A proposta dos irmãos, portanto, não é reinventar as canções, mas sim dialogar com elas — como se cada nota fosse uma ponte entre o passado e o presente. O resultado é um som que carrega tanto a ancestralidade quanto a vivência contemporânea.
🎼 Música rompendo fronteiras
Santiago se apresentando no evento “Esquina Livre”
Arquivo Pessoal
Atualmente Luis e Santiago trabalham e moram juntos na capital de Roraima. Santiago é professor de música, Luis atua como artista plástico e estuda artes da Universidade Federal de Roraima (UFRR). Greccia está morado em Joinville, no estado de Santa Catarina, para estudar relações internacionais. Lá, ela trabalha como jovem aprendiz em uma empresa do ramo de metais.
Santiago trabalha totalmente com música, sendo professor de instrumentos, fazendo arranjos para outras bandas e também com apresentações e shows próprios.
Luis e Greccia se apresentando no evento “Esquina Livre”
Arquivo Pessoal
Luis, assim como seu irmão, também faz algumas apresentações e como artista plástico faz retratos e artes para diversos projetos e pessoas, vive da música e artes plásticas.
Mesmo vivendo em lugares diferentes, os irmãos seguem encontrando maneiras de se reunir e gravar juntos, mantendo viva a conexão através da música.
Quando a saudade bate e surge um tempo livre, Santiago e Luis costumam visitar os familiares na Venezuela, já que a comunidade fica 3 horas de distância de Boa Vista.
🎙️ Planos para o futuro
World Tour? Disco de Platina? Apesar da música ser a paixão que une os três irmãos, cada um também tem seus pés em outros estilos de arte assim como planos únicos para o futuro. Apesar disso, todos eles têm um interesse em comum: seguir se aperfeiçoando na música.
Greccia, Luis e Santiago quando se apresentaram no evento “Esquina Livre”
Arquivo pessoal
Santiago quer incentivar os jovens a entrar no mundo da música e conhecer as tradições desse meio. Ele também quer fazer produções audiovisuais, gravando mais videoclipes, e espera usar a arte em aulas para ensinar sobre a ancestralidade.
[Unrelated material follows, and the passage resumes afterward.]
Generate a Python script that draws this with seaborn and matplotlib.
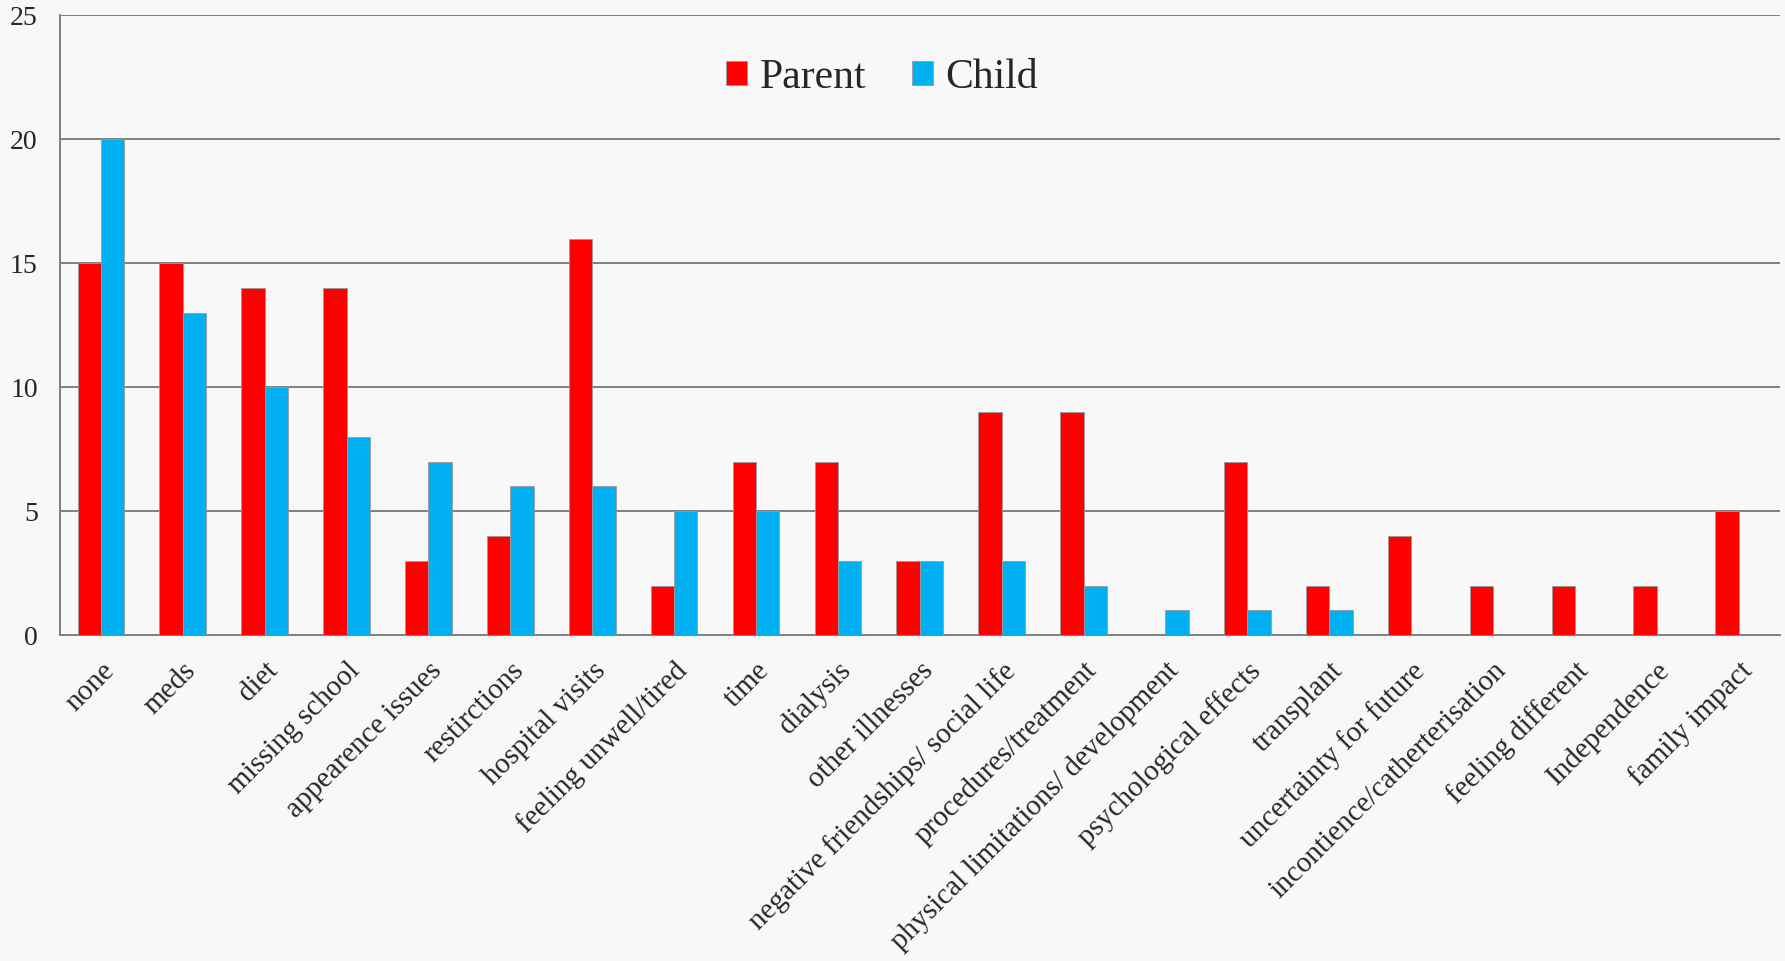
import matplotlib
matplotlib.use("Agg")
import matplotlib.pyplot as plt
import seaborn as sns
import pandas as pd

categories = [
    "none", "meds", "diet", "missing school", "appearence issues",
    "restirctions", "hospital visits", "feeling unwell/tired", "time",
    "dialysis", "other illnesses", "negative friendships/ social life",
    "procedures/treatment", "physical limitations/ development",
    "psychological effects", "transplant", "uncertainty for future",
    "incontience/catherterisation", "feeling different", "Independence",
    "family impact",
]
parent = [15, 15, 14, 14, 3, 4, 16, 2, 7, 7, 3, 9, 9, 0, 7, 2, 4, 2, 2, 2, 5]
child = [20, 13, 10, 8, 7, 6, 6, 5, 5, 3, 3, 3, 2, 1, 1, 1, 0, 0, 0, 0, 0]
groups = ["Parent", "Child"]
yticks = [0, 5, 10, 15, 20, 25]

df = pd.DataFrame({
    "category": categories * 2,
    "count": parent + child,
    "group": [groups[0]] * len(categories) + [groups[1]] * len(categories),
})

sns.set_theme(style="white")
plt.rcParams["font.family"] = ["Liberation Serif", "DejaVu Serif"]

bg = "#f8f8f8"
fig = plt.figure(figsize=(17.85, 9.61), dpi=100, facecolor=bg)
ax = fig.add_axes([0.0336, 0.339, 0.9634, 0.645])
ax.set_facecolor(bg)

sns.barplot(
    data=df, x="category", y="count", hue="group", order=categories,
    hue_order=groups, palette={"Parent": "#ff0000", "Child": "#00b0f0"},
    width=0.57, gap=0, edgecolor="#9a9a9a", linewidth=0.6,
    saturation=1, ax=ax, zorder=3, legend=True,
)

ax.set_ylim(0, 25)
ax.set_xlim(-0.5, len(categories) - 0.5)
ax.set_yticks(yticks)
ax.set_yticklabels([str(v) for v in yticks], fontsize=20)
ax.yaxis.grid(True, color="#808080", linewidth=1.4, zorder=0)
ax.set_axisbelow(True)
ax.tick_params(axis="both", length=0)
ax.tick_params(axis="y", pad=16)
ax.tick_params(axis="x", pad=16)
ax.set_xticks(range(len(categories)))
ax.set_xticklabels(categories, rotation=45, ha="right",
                   rotation_mode="anchor", fontsize=21)
ax.set_xlabel("")
ax.set_ylabel("")

for side in ["top", "right"]:
    ax.spines[side].set_visible(False)
for side in ["left", "bottom"]:
    ax.spines[side].set_color("#808080")
    ax.spines[side].set_linewidth(1.4)

leg = ax.legend(
    loc="center", bbox_to_anchor=(0.478, 0.90), ncol=2, frameon=False,
    fontsize=30, handlelength=0.5, handleheight=0.5, handletextpad=0.3,
    columnspacing=1.1,
)

fig.savefig("out.png", dpi=100, facecolor=bg)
“Quero que essa material possa ser usado em aulas, mostrando como mesmo com outros instrumentos incluídos ainda faz parte de uma identidade, que essa melodia e ritmo são originais de um povo” contou Santiago.
Greccia atualmente foca mais nos estudos e confessa que tem desejo de voltar a tocar em uma orquestra.
“Meus planos por enquanto são apenas me aperfeiçoar e continuar estudando música. Também gostaria de tocar novamente em uma orquestra um dia, é algo que eu realmente amo” disse ela.
Luis quer se aperfeiçoar tanto na música, quanto nas artes plásticas. A ideia dele é chamar a atenção dos jovens das comunidades indígenas para a própria cultura. Segundo ele, muitos jovens Pémon tem tem vergonha das origens e, por meio da arte, ele deseja que retomar o orgulho dos mais novos.
“Quero que eles vejam como é interessante, que eles se identifiquem. Como músico e artista plástico, quero recuperar o orgulho dos mais jovens em nossos valores e cultura” contou Luis.